### GIVEN DATA
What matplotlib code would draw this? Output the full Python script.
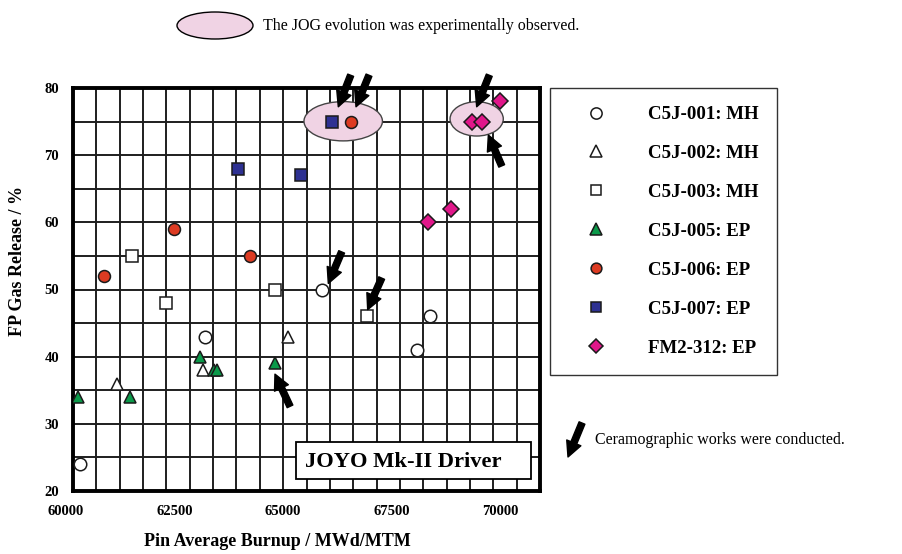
import numpy as np
import matplotlib.pyplot as plt
from matplotlib.patches import Ellipse, Rectangle
from matplotlib.transforms import ScaledTranslation
from matplotlib.font_manager import FontProperties

SERIF = 'Liberation Serif'
plt.rcParams['font.family'] = SERIF

# data
c5j001_x = [60150, 62830, 65340, 67360, 67650]
c5j001_y = [24, 43, 50, 41, 46]
c5j002_x = [60950, 62790, 64610]
c5j002_y = [36, 38, 43]
c5j003_x = [61260, 61990, 64330, 66290]
c5j003_y = [55, 48, 50, 46]
c5j005_x = [60110, 61220, 62730, 63020, 63080, 64330]
c5j005_y = [34, 34, 40, 38, 38, 39]
c5j006_x = [60660, 62160, 63800, 65960]
c5j006_y = [52, 59, 55, 75]
c5j007_x = [63530, 64880, 65550]
c5j007_y = [68, 67, 75]
fm2_x = [67610, 68090, 68540, 68750, 69140]
fm2_y = [60, 62, 75, 75, 78]

labels = ['C5J-001: MH', 'C5J-002: MH', 'C5J-003: MH', 'C5J-005: EP',
          'C5J-006: EP', 'C5J-007: EP', 'FM2-312: EP']

# JOG ellipses (center x, center y, width, height) and ceramography arrows (tail -> tip)
jog_ellipses = [(65786, 75.05, 1680, 5.85), (68644, 75.4, 1140, 5.1)]
arrow_tails = [(65946, 81.9), (66338, 81.9), (68914, 81.9), (69180, 68.4),
               (65753, 55.6), (66610, 51.7), (64647, 32.6)]
arrow_tips = [(65681, 77.2), (66060, 77.2), (68644, 77.2), (68894, 73.0),
              (65467, 50.9), (66310, 47.0), (64325, 37.4)]

W, H = 902, 554
fig = plt.figure(figsize=(W / 100, H / 100), dpi=100)
ax = fig.add_axes([73 / W, 1 - 491 / H, (540 - 73) / W, (491 - 88) / H])

EC = '#1a1a1a'
series = [
    (c5j001_x, c5j001_y, 'o', 'white', 9),
    (c5j002_x, c5j002_y, '^', 'white', 9),
    (c5j003_x, c5j003_y, 's', 'white', 8.3),
    (c5j005_x, c5j005_y, '^', '#0b9a4a', 9),
    (c5j006_x, c5j006_y, 'o', '#dd3b22', 8.6),
    (c5j007_x, c5j007_y, 's', '#2e3192', 8.3),
    (fm2_x, fm2_y, 'D', '#e0178a', 8.3),
]

for (xs, ys, mk, fc, ms), lab in zip(series, labels):
    ax.plot(xs, ys, linestyle='none', marker=mk, ms=ms, mfc=fc, mec=EC,
            mew=1.1, label=lab, zorder=4)

for cx, cy, ew, eh in jog_ellipses:
    ax.add_patch(Ellipse((cx, cy), ew, eh, facecolor='#f0d3e4',
                         edgecolor='#444444', lw=1.0, zorder=3))

arrow_kw = dict(arrowstyle='simple,head_length=1.1,head_width=1.1,tail_width=0.45',
                color='black', mutation_scale=10, shrinkA=0, shrinkB=0)
for tail, tip in zip(arrow_tails, arrow_tips):
    ax.annotate('', xy=tip, xytext=tail, arrowprops=arrow_kw, zorder=6)

ax.set_xlim(60000, 70000)
ax.set_ylim(20, 80)
ax.set_xticks(np.arange(60000, 70001, 2500))
ax.set_xticks(np.arange(60000, 70001, 500), minor=True)
ax.set_yticks(np.arange(20, 81, 10))
ax.set_yticks(np.arange(20, 81, 5), minor=True)
ax.grid(True, which='both', color='#1e1e1e', lw=1.4)
ax.set_axisbelow(True)
ax.tick_params(which='both', length=0, pad=10)
for lab in ax.get_xticklabels() + ax.get_yticklabels():
    lab.set_fontweight('bold')
    lab.set_fontsize(10.5)
# the original's x labels sit a bit left of the gridlines
for i, lab in enumerate(ax.get_xticklabels()):
    dx = -7 - 33 * i / 4
    lab.set_transform(lab.get_transform() + ScaledTranslation(dx / 100, 0, fig.dpi_scale_trans))
for s in ax.spines.values():
    s.set_linewidth(2.8)
    s.set_color('black')

# JOYO box
ax.add_patch(Rectangle((0.4775, 0.03), 0.5035, 0.092, transform=ax.transAxes,
                       facecolor='white', edgecolor='black', lw=1.3, zorder=5))
ax.text(0.497, 0.073, 'JOYO Mk-II Driver', transform=ax.transAxes,
        fontsize=16.2, fontweight='bold', va='center', ha='left', zorder=6)

fig.text(277 / W, 1 - 541 / H, 'Pin Average Burnup / MWd/MTM', ha='center',
         va='center', fontsize=13, fontweight='bold')
fig.text(18 / W, 1 - 261 / H, 'FP Gas Release / %', ha='center', va='center',
         rotation=90, fontsize=13, fontweight='bold')

leg = fig.legend(loc='upper left', bbox_to_anchor=(550 / W, 1 - 88 / H),
                 borderaxespad=0, frameon=True, fancybox=False,
                 edgecolor='black', numpoints=1, handlelength=3.0,
                 handletextpad=1.25, borderpad=0.95, labelspacing=1.15,
                 markerscale=0.9,
                 prop=FontProperties(family=SERIF, weight='bold', size=13.6))
leg.get_frame().set_linewidth(1.0)

# top note
fig.add_artist(Ellipse((215 / W, 1 - 25.5 / H), 76 / W, 27 / H,
                       transform=fig.transFigure, facecolor='#f0d3e4',
                       edgecolor='black', lw=1.0))
fig.text(263 / W, 1 - 26 / H, 'The JOG evolution was experimentally observed.',
         ha='left', va='center', fontsize=11.5)

# arrow key
ax.annotate('', xy=(568 / W, 1 - 457 / H), xytext=(582 / W, 1 - 423 / H),
            xycoords='figure fraction', textcoords='figure fraction',
            arrowprops=arrow_kw)
fig.text(595 / W, 1 - 440 / H, 'Ceramographic works were conducted.',
         ha='left', va='center', fontsize=11.5)

fig.savefig('out.png', dpi=100)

### DIRECTION
Tally the lines in the listing that hold "matplotlib" and report the number alone.

### OUTPUT FOR THIS TASK
5